We need to de-normalize 'play a different game' and 'you're playing a different game' as responses to playing in a way one doesn't approve of.

Even if you think you're being helpful.

Especially when you think you're being helpful.
I disagree. The usual form of the argument made is that everything is D&D with enough work (changes), or that system doesn't matter. Pointing out it does matter, and that changes to the system also matter, is not something I think is harmful at all -- it spurs better understanding and clarity about what games we're all playing.

If I say I'm playing 5e and you say you're playing 5e, but what's going on is that you're playing pretty straight by the book but I have 200 pages of houserules with a completely revamped spell system and major combat engine changes, then we're never really going to be talking about the same game. It's kinda like thinking that since you ran 3e that you don't need to pay attention to anything in the DMG for 5e because you already know how to play D&D. Newsflash, it isn't the same game!
 

Vaalingrade

Legend
IT's bascially just passive-agrssive bullying people out fo the game for playing different/having different preferences.

If someone is making a change to D&D, they're using D&D and it isn't their responsibility to get everyone else's blessing for it.
 


Hussar

Legend
they represent something diegetic in the system
That's your personal bugaboo that I really don't care about. It's justified fudging, maybe, but, it's still changing the die roll because you didn't like the original roll. Fudging by definition.

There is nothing "diegetic" about inspiration dice. And, it's still one person at the table deciding to change the results, so, whether that one person is the DM or a player doesn't really change the fact that it's still fudging.

This doesn't describe my experiences with the game at that time at all. We had 1 paladin in a long (5 year) campaign, and one other set of stats that could have been a paladin. We never saw any STR over 18/77 without a magic item. I played a thief with a DEX of 15 because it was my highest stat -- everything else was 10 or lower (thankfully the lowest was a 7). I don't know what to tell you other than please stop making your experiences the assumed default for play.

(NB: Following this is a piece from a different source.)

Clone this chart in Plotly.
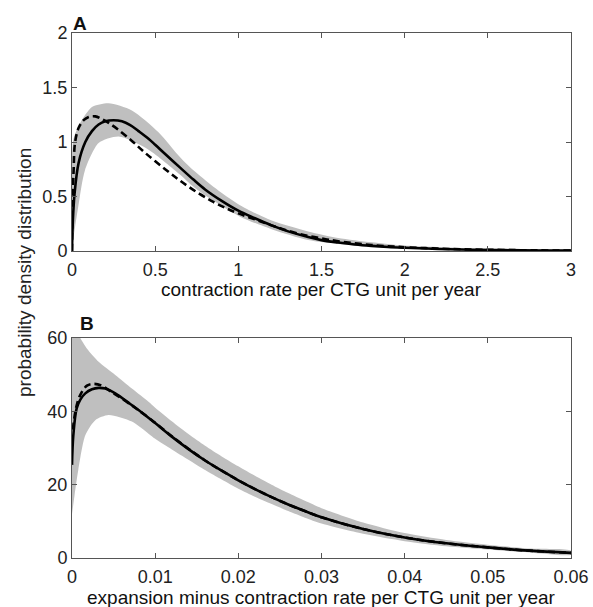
import plotly.graph_objects as go

# ---------------- Panel A data ----------------
a_solid_x = [0, 0.005, 0.015, 0.04, 0.08, 0.12, 0.16, 0.2, 0.25, 0.3, 0.35, 0.4, 0.46, 0.5, 0.56,
             0.65, 0.73, 0.8, 0.9, 1.0, 1.1, 1.2, 1.3, 1.42, 1.5, 1.6, 1.7, 1.8, 1.9, 2.0, 2.2,
             2.4, 2.6, 2.8, 3.0]
a_solid_y = [0, 0.27, 0.52, 0.81, 1.0, 1.1, 1.16, 1.19, 1.2, 1.19, 1.155, 1.1, 1.03, 0.975, 0.89,
             0.765, 0.655, 0.565, 0.46, 0.37, 0.3, 0.235, 0.18, 0.128, 0.1, 0.078, 0.06, 0.047,
             0.037, 0.03, 0.019, 0.012, 0.008, 0.005, 0.003]

a_dash_x = [0, 0.003, 0.01, 0.018, 0.04, 0.07, 0.1, 0.14, 0.18, 0.23, 0.28, 0.36, 0.44, 0.56,
            0.65, 0.75, 0.85, 0.93, 1.0, 1.1, 1.2, 1.3, 1.4, 1.5, 1.6, 1.8, 2.0, 2.2, 2.4, 2.6,
            2.8, 3.0]
a_dash_y = [0, 0.45, 0.75, 0.99, 1.13, 1.2, 1.23, 1.235, 1.21, 1.165, 1.11, 1.01, 0.9, 0.75,
            0.645, 0.54, 0.45, 0.39, 0.345, 0.29, 0.235, 0.185, 0.145, 0.115, 0.09, 0.055, 0.035,
            0.022, 0.014, 0.009, 0.006, 0.004]

a_upper_x = [0, 0.008, 0.048, 0.12, 0.22, 0.36, 0.52, 0.65, 0.73, 0.85, 1.01, 1.2, 1.42, 1.6,
             1.8, 2.0, 2.3, 2.6, 3.0]
a_upper_y = [0, 1.02, 1.17, 1.32, 1.355, 1.29, 1.09, 0.86, 0.74, 0.59, 0.42, 0.28, 0.18, 0.12,
             0.08, 0.05, 0.03, 0.015, 0.006]
a_lower_x = [0, 0.01, 0.038, 0.078, 0.16, 0.28, 0.46, 0.65, 0.73, 0.85, 1.01, 1.2, 1.42, 1.6,
             1.8, 2.0, 2.3, 2.6, 3.0]
a_lower_y = [0, 0.13, 0.41, 0.74, 0.99, 1.05, 0.93, 0.70, 0.59, 0.46, 0.315, 0.2, 0.1, 0.065,
             0.04, 0.025, 0.012, 0.006, 0.002]

# ---------------- Panel B data ----------------
b_solid_x = [0, 0.00016, 0.00056, 0.001, 0.0016, 0.0024, 0.0032, 0.004, 0.0052, 0.007, 0.0085,
             0.01, 0.012, 0.014, 0.016, 0.018, 0.02, 0.022, 0.024, 0.026, 0.028, 0.03, 0.035,
             0.04, 0.045, 0.05, 0.055, 0.06]
b_solid_y = [25.4, 33.5, 40.8, 43.2, 44.9, 46.0, 46.4, 46.2, 44.9, 42.0, 39.5,
             36.8, 33.1, 29.7, 26.6, 23.8, 21.2, 18.8, 16.6, 14.6, 12.8, 11.1, 7.9,
             5.6, 4.0, 2.9, 2.0, 1.4]

b_dash_x = [0.0001, 0.0005, 0.001, 0.0018, 0.0026, 0.0036, 0.0046, 0.006, 0.008, 0.01, 0.012,
            0.014, 0.016, 0.018, 0.02, 0.022, 0.024, 0.026, 0.028, 0.03, 0.035, 0.04, 0.045,
            0.05, 0.055, 0.06]
b_dash_y = [35, 41, 44.5, 47.0, 47.5, 47.0, 45.5, 43.5, 40.3, 36.9, 33.2,
            29.8, 26.6, 23.8, 21.2, 18.8, 16.6, 14.6, 12.8, 11.1, 7.9, 5.6, 4.0,
            2.9, 2.0, 1.4]

b_upper_x = [0, 0.001, 0.002, 0.0032, 0.0052, 0.0072, 0.0092, 0.01, 0.012, 0.014, 0.016, 0.018,
             0.02, 0.022, 0.024, 0.026, 0.028, 0.03, 0.035, 0.04, 0.045, 0.05, 0.055, 0.06]
b_upper_y = [66, 60, 56.5, 53.5, 49.9, 46.2, 42.6, 41.0, 37.3, 33.8, 30.6, 27.7,
             25.0, 22.4, 20.0, 17.7, 15.6, 13.6, 9.7, 6.8, 4.9, 3.6, 2.6, 2.0]
b_lower_x = [0, 0.0003, 0.00076, 0.0016, 0.0028, 0.0044, 0.0072, 0.0092, 0.01, 0.012, 0.014,
             0.016, 0.018, 0.02, 0.022, 0.024, 0.026, 0.028, 0.03, 0.035, 0.04, 0.045, 0.05,
             0.055, 0.06]
b_lower_y = [12, 17, 24.1, 33.5, 37.6, 39.0, 37.2, 33.9, 32.5, 29.6, 26.8,
             24.0, 21.4, 18.9, 16.7, 14.7, 12.8, 11.0, 9.4, 6.6, 4.6, 3.2, 2.3,
             1.5, 0.9]

# Axis ticks / labels
a_xticks = [0, 0.5, 1, 1.5, 2, 2.5, 3]
a_xlabels = ["0", "0.5", "1", "1.5", "2", "2.5", "3"]
a_yticks = [0, 0.5, 1, 1.5, 2]
a_ylabels = ["0", "0.5", "1", "1.5", "2"]
b_xticks = [0, 0.01, 0.02, 0.03, 0.04, 0.05, 0.06]
b_xlabels = ["0", "0.01", "0.02", "0.03", "0.04", "0.05", "0.06"]
b_yticks = [0, 20, 40, 60]
b_ylabels = ["0", "20", "40", "60"]

FONT = "Liberation Sans, Arial, Helvetica, sans-serif"
BAND = "#bfbfbf"
LINE_W = 2.6
DASH = "7px,4px"

fig = go.Figure()


def add_panel(xa, ya, ux, uy, lx, ly, sx, sy, dx, dy):
    fig.add_trace(go.Scatter(
        x=list(ux) + list(lx[::-1]), y=list(uy) + list(ly[::-1]),
        fill="toself", fillcolor=BAND,
        line=dict(width=0, color=BAND, shape="spline", smoothing=0.7),
        mode="lines", hoverinfo="skip", showlegend=False, xaxis=xa, yaxis=ya))
    fig.add_trace(go.Scatter(
        x=sx, y=sy, mode="lines", line=dict(color="black", width=LINE_W, shape="spline"),
        showlegend=False, xaxis=xa, yaxis=ya))
    fig.add_trace(go.Scatter(
        x=dx, y=dy, mode="lines",
        line=dict(color="black", width=LINE_W, dash=DASH, shape="spline"),
        showlegend=False, xaxis=xa, yaxis=ya))


add_panel("x", "y", a_upper_x, a_upper_y, a_lower_x, a_lower_y,
          a_solid_x, a_solid_y, a_dash_x, a_dash_y)
add_panel("x2", "y2", b_upper_x, b_upper_y, b_lower_x, b_lower_y,
          b_solid_x, b_solid_y, b_dash_x, b_dash_y)

axis_common = dict(
    showline=True, linecolor="#555555", linewidth=1, mirror="ticks",
    ticks="inside", ticklen=5, tickwidth=1, tickcolor="#555555",
    showgrid=False, zeroline=False, ticklabeloverflow="allow", automargin=False,
    tickfont=dict(family=FONT, size=18, color="#222222"),
)

TOP_LO = (558 - 251) / 525.0
BOT_HI = (558 - 338) / 525.0

fig.update_layout(
    width=593, height=607, autosize=False,
    margin=dict(l=72, r=22, t=33, b=49, autoexpand=False),
    paper_bgcolor="white", plot_bgcolor="white",
    font=dict(family=FONT, color="#222222"),
    xaxis=dict(axis_common, range=[0, 3], tickvals=a_xticks, ticktext=a_xlabels,
               anchor="y", domain=[0, 1], ticklabelstandoff=2),
    yaxis=dict(axis_common, range=[0, 2], tickvals=a_yticks, ticktext=a_ylabels,
               anchor="x", domain=[TOP_LO, 1], ticklabelstandoff=0),
    xaxis2=dict(axis_common, range=[0, 0.06], tickvals=b_xticks, ticktext=b_xlabels,
                anchor="y2", domain=[0, 1], ticklabelstandoff=2),
    yaxis2=dict(axis_common, range=[0, 60], tickvals=b_yticks, ticktext=b_ylabels,
                anchor="x2", domain=[0, BOT_HI], ticklabelstandoff=0),
)


def py(oy):
    return (558 - oy) / 525.0


def px(ox):
    return (ox - 72) / (571 - 72.0)


ann = [
    dict(text="contraction rate per CTG unit per year", x=0.5, y=py(289), size=19, bold=False),
    dict(text="expansion minus contraction rate per CTG unit per year", x=0.5, y=py(597), size=19, bold=False),
    dict(text="A", x=px(80), y=py(23), size=19, bold=True),
    dict(text="B", x=px(87), y=py(323), size=19, bold=True),
]
for a in ann:
    fig.add_annotation(
        text=("<b>%s</b>" % a["text"]) if a["bold"] else a["text"],
        x=a["x"], y=a["y"], xref="paper", yref="paper",
        xanchor="center", yanchor="middle", showarrow=False,
        font=dict(family=FONT, size=a["size"], color="#111111"))

fig.add_annotation(
    text="probability density distribution", textangle=-90,
    x=px(24), y=py(273), xref="paper", yref="paper",
    xanchor="center", yanchor="middle", showarrow=False,
    font=dict(family=FONT, size=19, color="#222222"))

# remove the browser's default 8px body margin so the 593x607 figure fills the window;
# keep the figure at a fixed size and hide the mode bar
fig.write_html(
    "out.html",
    config={"responsive": False, "displayModeBar": False},
    post_script="document.body.style.margin='0';document.body.style.overflow='hidden';",
)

And it's a good thing I wasn't describing your experiences. I was describing mine. We had paladins anytime someone wanted to play one. I never saw a fighter type that didn't have percentile strength in the 20 years I played AD&D. So one and so forth. Why? Because everyone I knew, whether I DM'd or played, including with groups with absolutely no connection to each other, fudged chargen. Which is my point. Fudging wasn't some rare thing that never happened. It happened all the time. It happened so often that we actually invented a word for it.
 

Hussar

Legend
Unfortunately that incorporation into design decisions in some parts of the game only serves to passively endorse it in others, leading IMO to a poorer play experience overall.
I'm thinking you're going to have a bit of an uphill battle on that account considering the endorsement of reroll mechanics we see in this thread. And the fact that reroll mechanics are pretty much standard in most RPG's now. About the only ones that don't are OSR clones.